**SUPPLIED MATERIAL**
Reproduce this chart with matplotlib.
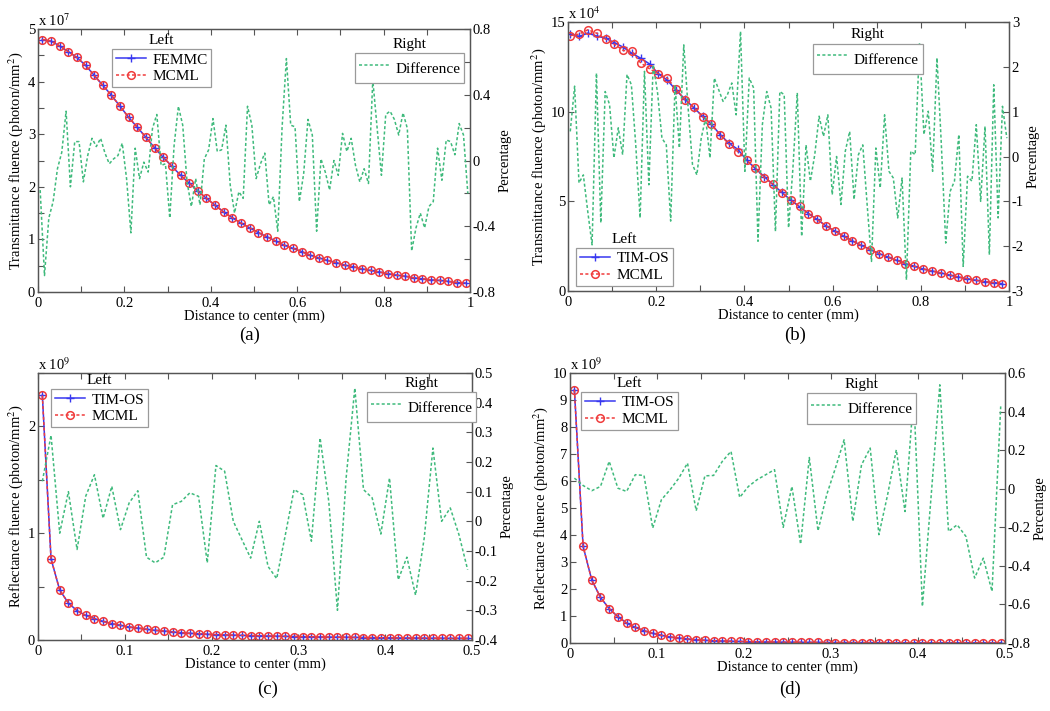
import matplotlib
matplotlib.use('Agg')
import matplotlib.pyplot as plt
import numpy as np

plt.rcParams['font.family'] = ['Liberation Serif', 'DejaVu Serif']
plt.rcParams['mathtext.fontset'] = 'stix'

# ---- data -------------------------------------------------------------
# (a) transmittance, FEMMC vs MCML
a_x = np.arange(0.01, 1.0, 0.02)
a_femmc = [4.80, 4.77, 4.68, 4.57, 4.46, 4.31, 4.12, 3.93, 3.74, 3.53,
           3.32, 3.13, 2.94, 2.74, 2.56, 2.39, 2.22, 2.07, 1.92, 1.78,
           1.65, 1.52, 1.41, 1.31, 1.22, 1.13, 1.05, 0.97, 0.89, 0.83,
           0.77, 0.70, 0.65, 0.60, 0.56, 0.51, 0.48, 0.44, 0.41, 0.38,
           0.35, 0.32, 0.30, 0.27, 0.25, 0.23, 0.22, 0.20, 0.18, 0.17]
a_mcml = list(a_femmc)
a_diff = [-0.18, -0.70, -0.35, -0.25, -0.05, 0.05, 0.30, -0.16, 0.115, 0.115,
          -0.13, 0.03, 0.135, 0.085, 0.135, 0.045, -0.02, 0.01, 0.03, 0.105,
          -0.11, -0.44, 0.075, -0.11, -0.01, -0.07, 0.195, 0.28, -0.03, -0.02,
          -0.35, 0.09, 0.33, 0.215, -0.13, -0.28, -0.11, -0.27, 0.01, 0.065,
          0.255, 0.055, 0.065, 0.215, -0.15, -0.32, -0.19, -0.23, 0.33, 0.215,
          -0.11, -0.02, 0.045, -0.27, -0.22, -0.43, 0.20, 0.62, 0.215, 0.205,
          -0.25, -0.08, 0.25, 0.155, -0.43, 0.01, -0.07, -0.18, 0.0, -0.09,
          0.165, 0.055, 0.135, -0.03, -0.13, -0.05, -0.14, 0.49, 0.20, -0.09,
          0.28, 0.30, 0.25, 0.155, 0.29, 0.195, -0.55, -0.41, -0.32, -0.41,
          -0.28, -0.25, 0.075, -0.12, 0.125, 0.115, 0.035, 0.225, 0.155, -0.20]

# (b) transmittance, TIM-OS vs MCML
b_x = np.arange(0.005, 1.0, 0.02)
b_timos = [14.33, 14.20, 14.38, 14.22, 14.10, 13.85, 13.60, 13.25, 12.98, 12.66,
           12.11, 11.76, 11.20, 10.70, 10.22, 9.75, 9.30, 8.72, 8.24, 7.90,
           7.30, 6.82, 6.38, 5.92, 5.50, 5.07, 4.70, 4.32, 3.99, 3.63,
           3.34, 3.06, 2.79, 2.55, 2.31, 2.09, 1.90, 1.71, 1.53, 1.38,
           1.23, 1.12, 1.01, 0.89, 0.78, 0.69, 0.60, 0.52, 0.47, 0.41]
b_mcml = [14.24, 14.33, 14.57, 14.38, 14.05, 13.77, 13.42, 13.36, 12.71, 12.39,
          12.11, 11.87, 11.25, 10.66, 10.25, 9.73, 9.30, 8.70, 8.20, 7.77,
          7.30, 6.84, 6.33, 5.96, 5.48, 5.07, 4.73, 4.32, 3.99, 3.63,
          3.34, 3.06, 2.79, 2.55, 2.31, 2.09, 1.90, 1.71, 1.53, 1.38,
          1.23, 1.12, 1.01, 0.89, 0.78, 0.69, 0.60, 0.52, 0.47, 0.41]
b_diff = [0.56, 1.57, -0.59, -0.41, -1.22, -1.97, 1.86, -1.48, 1.45, 1.16,
          -0.03, 0.64, 0.04, 1.83, 1.60, 0.26, -1.37, 1.90, -0.63, 2.05,
          1.42, 0.41, 0.26, -1.44, 1.60, 0.19, 2.49, 1.08, -0.18, -0.41,
          0.41, 0.86, -0.03, 1.75, 1.49, 1.23, 1.38, 1.64, 0.93, 2.79,
          -0.33, 1.75, 1.53, -1.89, 0.71, 1.45, 1.08, -1.67, 1.45, 1.38,
          -1.59, -0.26, 1.42, -1.78, 0.26, -0.55, 0.04, 0.90, 0.45, 0.93,
          -0.85, 0.0, -1.07, 0.12, 0.56, -0.96, 0.04, 0.26, -1.07, -2.34,
          0.19, -0.70, 0.93, -0.33, -0.48, -1.37, -0.48, -2.75, 0.12, 0.04,
          2.53, 0.49, 1.01, -0.33, 2.20, 0.26, -1.93, -0.78, -0.55, 0.49,
          -2.45, -0.44, -0.55, 0.71, -1.00, 0.67, -2.19, 1.60, -1.37, 1.12,
          0.41]

# (c) reflectance, TIM-OS vs MCML
c_x = np.arange(0.005, 0.5, 0.01)
c_timos = [2.29, 0.76, 0.467, 0.346, 0.274, 0.23, 0.20, 0.174, 0.153, 0.137,
           0.121, 0.112, 0.10, 0.09, 0.084, 0.075, 0.068, 0.062, 0.059, 0.053,
           0.050, 0.047, 0.045, 0.043, 0.041, 0.039, 0.037, 0.035, 0.034, 0.032,
           0.031, 0.030, 0.028, 0.027, 0.026, 0.025, 0.024, 0.023, 0.022, 0.021,
           0.020, 0.019, 0.018, 0.018, 0.017, 0.016, 0.016, 0.015, 0.015, 0.014]
c_mcml = list(c_timos)
c_diff = [0.135, 0.29, -0.04, 0.10, -0.095, 0.085, 0.157, 0.01, 0.118, -0.028,
          0.062, 0.103, -0.121, -0.14, -0.121, 0.056, 0.067, 0.096, 0.084, -0.14,
          0.188, 0.169, 0.0, -0.062, -0.124, 0.0, -0.152, -0.193, -0.045, 0.107,
          0.09, -0.067, 0.281, 0.067, -0.30, 0.146, 0.449, 0.107, 0.079, -0.043,
          0.146, -0.197, -0.121, -0.249, -0.056, 0.247, 0.0, 0.045, -0.045, -0.163]

# (d) reflectance, TIM-OS vs MCML
d_x = np.arange(0.005, 0.5, 0.01)
d_timos = [9.38, 3.58, 2.33, 1.69, 1.27, 0.975, 0.74, 0.58, 0.457, 0.36,
           0.284, 0.222, 0.185, 0.148, 0.123, 0.10, 0.086, 0.075, 0.065, 0.057,
           0.050, 0.044, 0.039, 0.035, 0.031, 0.028, 0.025, 0.023, 0.021, 0.019,
           0.017, 0.016, 0.015, 0.014, 0.013, 0.012, 0.011, 0.011, 0.010, 0.010,
           0.009, 0.009, 0.008, 0.008, 0.008, 0.007, 0.007, 0.007, 0.006, 0.006]
d_mcml = list(d_timos)
d_diff = [0.055, 0.017, -0.01, 0.012, 0.142, 0.003, -0.014, 0.073, 0.069, -0.204,
          -0.057, -0.005, 0.055, 0.133, -0.114, 0.067, 0.069, 0.142, 0.194, -0.045,
          0.012, 0.047, 0.073, 0.099, -0.20, 0.012, -0.287, 0.162, -0.218, -0.031,
          0.107, 0.254, -0.169, 0.124, 0.211, -0.238, -0.031, 0.202, -0.118, 0.487,
          -0.61, -0.04, 0.539, -0.221, -0.187, -0.247, -0.463, -0.36, -0.532, 0.427]

BLUE = '#3838f0'
RED = '#f03c3c'
GREEN = '#3fba7c'
FRAME = '#555555'
FS = 10.5


def tick_labels(ticks, shown):
    """Return labels for ticks, blank where the value is not in shown."""
    out = []
    for t in ticks:
        if any(abs(t - s) < 1e-9 for s in shown):
            out.append('%g' % (round(t, 6) + 0.0))
        else:
            out.append('')
    return out


def draw_panel(fig, rect, x, left1, left2, names, xdiff, diff,
               xlim, ylim, ylim2, xticks, xshown, yticks, yshown,
               rticks, rshown, exponent, ylabel, leg_left, leg_right):
    ax = fig.add_axes(rect)
    ax2 = ax.twinx()

    l1, = ax.plot(x, left1, '-', color=BLUE, lw=1.1, marker='+',
                  ms=5.5, mew=1.0)
    l2, = ax.plot(x, left2, linestyle=(0, (2, 1.5)), color=RED, lw=1.1,
                  marker='o', ms=5.5, mfc='none', mec=RED, mew=1.1)
    l3, = ax2.plot(xdiff, diff, linestyle=(0, (2, 1.5)), color=GREEN, lw=1.1)

    ax.set_xlim(xlim)
    ax.set_ylim(ylim)
    ax2.set_ylim(ylim2)

    ax.set_xticks(xticks)
    ax.set_xticklabels(tick_labels(xticks, xshown))
    ax.set_yticks(yticks)
    ax.set_yticklabels(tick_labels(yticks, yshown))
    ax2.set_yticks(rticks)
    ax2.set_yticklabels(tick_labels(rticks, rshown))

    ax.tick_params(direction='in', top=True, right=False, length=4,
                   width=0.8, color=FRAME, labelsize=FS, pad=2)
    ax.tick_params(axis='x', pad=3.5)
    ax2.tick_params(direction='in', length=4, width=0.8, color=FRAME,
                    labelsize=FS, pad=2)
    for a in (ax, ax2):
        for s in a.spines.values():
            s.set_color(FRAME)
            s.set_linewidth(0.9)

    ax.set_xlabel('Distance to center (mm)', fontsize=FS, labelpad=0)
    ax.set_ylabel(ylabel, fontsize=FS, labelpad=2)
    ax2.set_ylabel('Percentage', fontsize=FS, labelpad=2)

    ax.text(0.0, 1.0, r'x 10$^{%d}$' % exponent, transform=ax.transAxes,
            ha='left', va='bottom', fontsize=FS)

    # both legends live on the twin axes so they stay on top
    kw = dict(loc='upper left', frameon=True, fancybox=False,
              edgecolor='#9a9a9a', framealpha=1, fontsize=FS + 0.5,
              borderaxespad=0, handlelength=2.0, handletextpad=0.4,
              numpoints=1, borderpad=0.25)
    leg1 = ax2.legend([l1, l2], names, bbox_to_anchor=leg_left,
                      labelspacing=0.2, **kw)
    leg1.get_frame().set_linewidth(0.9)
    ax2.add_artist(leg1)
    leg2 = ax2.legend([l3], ['Difference'], bbox_to_anchor=leg_right,
                      handleheight=1.9, **kw)
    leg2.get_frame().set_linewidth(0.9)
    return ax, [(leg1, 'Left'), (leg2, 'Right')]


fig = plt.figure(figsize=(10.5, 7.11), dpi=100, facecolor='white')

legends = []

_, legs = draw_panel(
    fig, [0.0362, 0.5893, 0.4114, 0.3699], a_x, a_femmc, a_mcml,
    ['FEMMC', 'MCML'], np.arange(0.005, 1.0, 0.01), a_diff,
    (0, 1), (0, 5), (-0.8, 0.8),
    np.arange(0, 1.01, 0.1), [0, 0.2, 0.4, 0.6, 0.8, 1],
    np.arange(0, 5.01, 0.5), [0, 1, 2, 3, 4, 5],
    np.arange(-0.8, 0.81, 0.2), [-0.8, -0.4, 0, 0.4, 0.8],
    7, 'Transmittance fluence (photon/mm$^2$)',
    (0.171, 0.924), (0.734, 0.909))
legends += legs

_, legs = draw_panel(
    fig, [0.541, 0.5907, 0.42, 0.3783], b_x, b_timos, b_mcml,
    ['TIM-OS', 'MCML'], np.linspace(0.005, 0.995, len(b_diff)), b_diff,
    (0, 1), (0, 15), (-3, 3),
    np.arange(0, 1.01, 0.1), [0, 0.2, 0.4, 0.6, 0.8, 1],
    np.arange(0, 15.1, 5), [0, 5, 10, 15],
    np.arange(-3, 3.1, 1), [-3, -2, -1, 0, 1, 2, 3],
    4, 'Transmittance fluence (photon/mm$^2$)',
    (0.018, 0.16), (0.556, 0.92))
legends += legs

_, legs = draw_panel(
    fig, [0.0362, 0.0999, 0.4133, 0.3755], c_x, c_timos, c_mcml,
    ['TIM-OS', 'MCML'], c_x, c_diff,
    (0, 0.5), (0, 2.5), (-0.4, 0.5),
    np.arange(0, 0.501, 0.05), [0, 0.1, 0.2, 0.3, 0.4, 0.5],
    np.arange(0, 2.51, 0.5), [0, 1, 2],
    np.arange(-0.4, 0.51, 0.1), np.arange(-0.4, 0.51, 0.1),
    9, 'Reflectance fluence (photon/mm$^2$)',
    (0.03, 0.94), (0.758, 0.93))
legends += legs

_, legs = draw_panel(
    fig, [0.5429, 0.0956, 0.4143, 0.3797], d_x, d_timos, d_mcml,
    ['TIM-OS', 'MCML'], d_x, d_diff,
    (0, 0.5), (0, 10), (-0.8, 0.6),
    np.arange(0, 0.501, 0.05), [0, 0.1, 0.2, 0.3, 0.4, 0.5],
    np.arange(0, 10.1, 1), np.arange(0, 10.1, 1),
    np.arange(-0.8, 0.61, 0.2), np.arange(-0.8, 0.61, 0.2),
    9, 'Reflectance fluence (photon/mm$^2$)',
    (0.025, 0.93), (0.545, 0.925))
legends += legs

# panel captions
for label, cx, cy in [('(a)', 0.238, 0.528), ('(b)', 0.757, 0.528),
                      ('(c)', 0.255, 0.030), ('(d)', 0.752, 0.030)]:
    fig.text(cx, cy, label, ha='center', va='center', fontsize=13.5)

# legend titles sit above the boxes, as in MATLAB
fig.canvas.draw()
inv = fig.transFigure.inverted()
for leg, title in legends:
    bb = leg.get_window_extent()
    (x0, y0), (x1, y1) = inv.transform([[bb.x0, bb.y0], [bb.x1, bb.y1]])
    fig.text((x0 + x1) / 2, y1 + 0.003, title, ha='center', va='bottom',
             fontsize=FS + 0.5)

fig.savefig('out.png', dpi=100)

**EXERCISE DESCRIPTION**
Repeat only what lies between the start of the data and the end of the line containing "0.225, 0.155, -0.20]", exactly, with pictures left out.

**RESPONSE TO THE EXERCISE**
Reproduce this chart with matplotlib.
import matplotlib
matplotlib.use('Agg')
import matplotlib.pyplot as plt
import numpy as np

plt.rcParams['font.family'] = ['Liberation Serif', 'DejaVu Serif']
plt.rcParams['mathtext.fontset'] = 'stix'

# ---- data -------------------------------------------------------------
# (a) transmittance, FEMMC vs MCML
a_x = np.arange(0.01, 1.0, 0.02)
a_femmc = [4.80, 4.77, 4.68, 4.57, 4.46, 4.31, 4.12, 3.93, 3.74, 3.53,
           3.32, 3.13, 2.94, 2.74, 2.56, 2.39, 2.22, 2.07, 1.92, 1.78,
           1.65, 1.52, 1.41, 1.31, 1.22, 1.13, 1.05, 0.97, 0.89, 0.83,
           0.77, 0.70, 0.65, 0.60, 0.56, 0.51, 0.48, 0.44, 0.41, 0.38,
           0.35, 0.32, 0.30, 0.27, 0.25, 0.23, 0.22, 0.20, 0.18, 0.17]
a_mcml = list(a_femmc)
a_diff = [-0.18, -0.70, -0.35, -0.25, -0.05, 0.05, 0.30, -0.16, 0.115, 0.115,
          -0.13, 0.03, 0.135, 0.085, 0.135, 0.045, -0.02, 0.01, 0.03, 0.105,
          -0.11, -0.44, 0.075, -0.11, -0.01, -0.07, 0.195, 0.28, -0.03, -0.02,
          -0.35, 0.09, 0.33, 0.215, -0.13, -0.28, -0.11, -0.27, 0.01, 0.065,
          0.255, 0.055, 0.065, 0.215, -0.15, -0.32, -0.19, -0.23, 0.33, 0.215,
          -0.11, -0.02, 0.045, -0.27, -0.22, -0.43, 0.20, 0.62, 0.215, 0.205,
          -0.25, -0.08, 0.25, 0.155, -0.43, 0.01, -0.07, -0.18, 0.0, -0.09,
          0.165, 0.055, 0.135, -0.03, -0.13, -0.05, -0.14, 0.49, 0.20, -0.09,
          0.28, 0.30, 0.25, 0.155, 0.29, 0.195, -0.55, -0.41, -0.32, -0.41,
          -0.28, -0.25, 0.075, -0.12, 0.125, 0.115, 0.035, 0.225, 0.155, -0.20]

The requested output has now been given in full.